A few steps and you are encircled by Siemon Allen's Stamps V: 100 Years of South African Stamps (1910–2010) (2010), representing a century of how the South African government has chosen to represent the country to the world. It’s a peculiar collection – and utterly fascinating, moving through different regimes, and encompassing the spectrum from traditional heritage stamps of idyllic-seeming pastoral life, to the bizarre and quirky 3-D collection that might make you wonder what those particular philatelists were inhaling at the time. There are hundreds upon hundreds of stamps, and they lure you in for a closer look. It’s so interesting to try and match what was happening in the country at the time, to what was being sent out to the world. For example, at the time that iconic Black Consciousness leader Steve Biko was killed, the Postal Service appeared to be obsessed with showing South Africa’s succulents in all their glory.
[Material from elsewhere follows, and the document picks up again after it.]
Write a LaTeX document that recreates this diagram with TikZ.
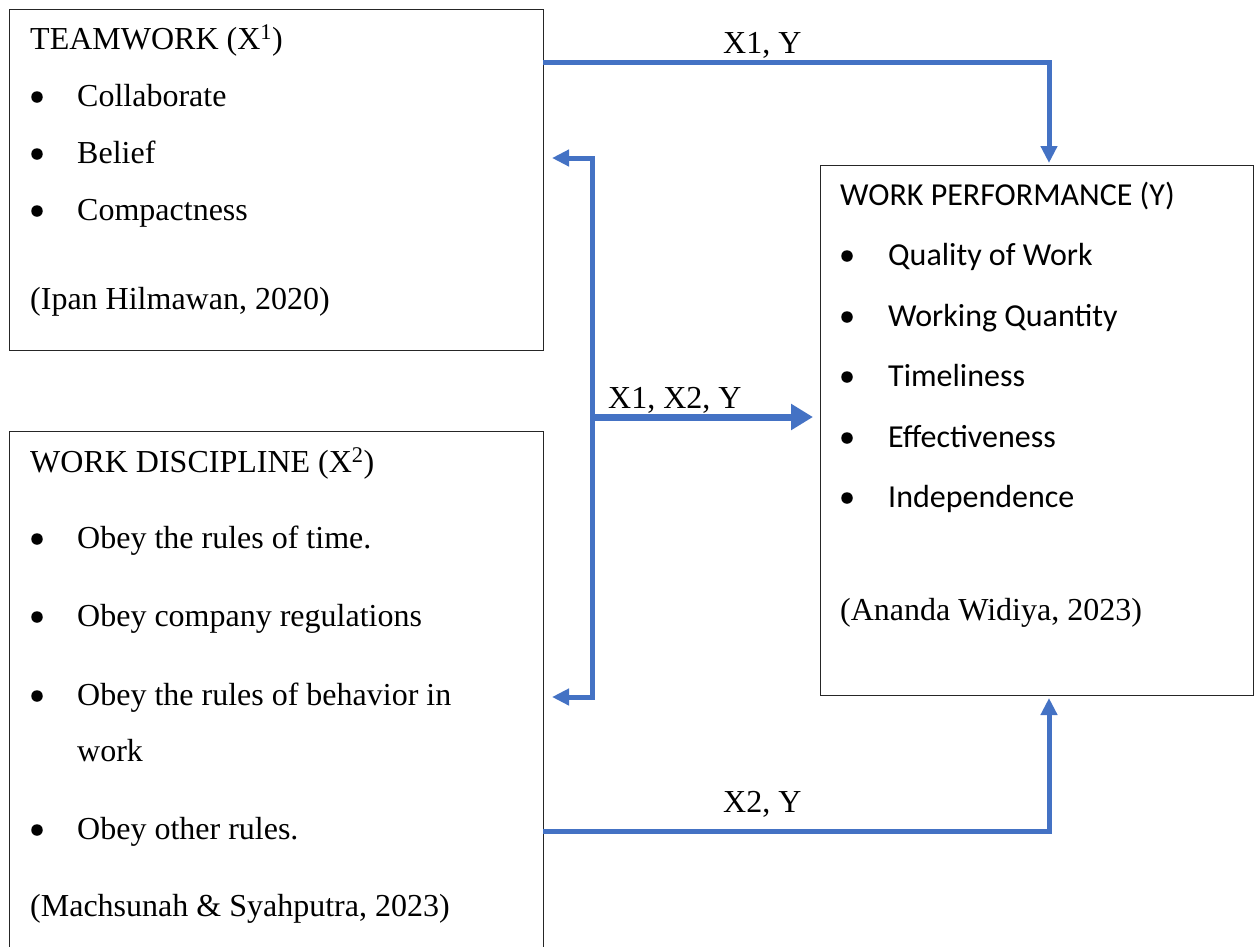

Make your way to Solipsis I (2011) by Wim Botha, an incredible display of majestic figures carved from what at distance appears to be stone but is, in fact, polystyrene. A swirl of chaos, suggesting conflict and violence, the artist chose to represent the heaviest subjects with the lightest of materials. To this eye, these sculptures are reminiscent of the shapes one carves out of foam bath bubbles, almost playful and yet anything but.
Finally, you’ll walk through Ndize (2010) by Nicholas Hlobo, an installation that will take your breath away with its intricacy and scale – made from thousands of rainbow shade ribbons that hang down creating passages for you to walk through, into the darkness and then into the light where two sculptures confront each other. It’s a cage of the lightest materials, full of softness and bright colour that contains a darkness within.
This is the type of exhibition that this writer doesn’t want to share more of because the experience of being in the space will transcend any attempt to describe it. And as always, JCAF has created a highly considered experience – one designed around you, the visitor. All that’s left to do is book your space (JCAF is free to visit), and possibly a return visit. It will be worth it.
Otherscapes runs until Sat, Nov 4, 2023. Booking is essential.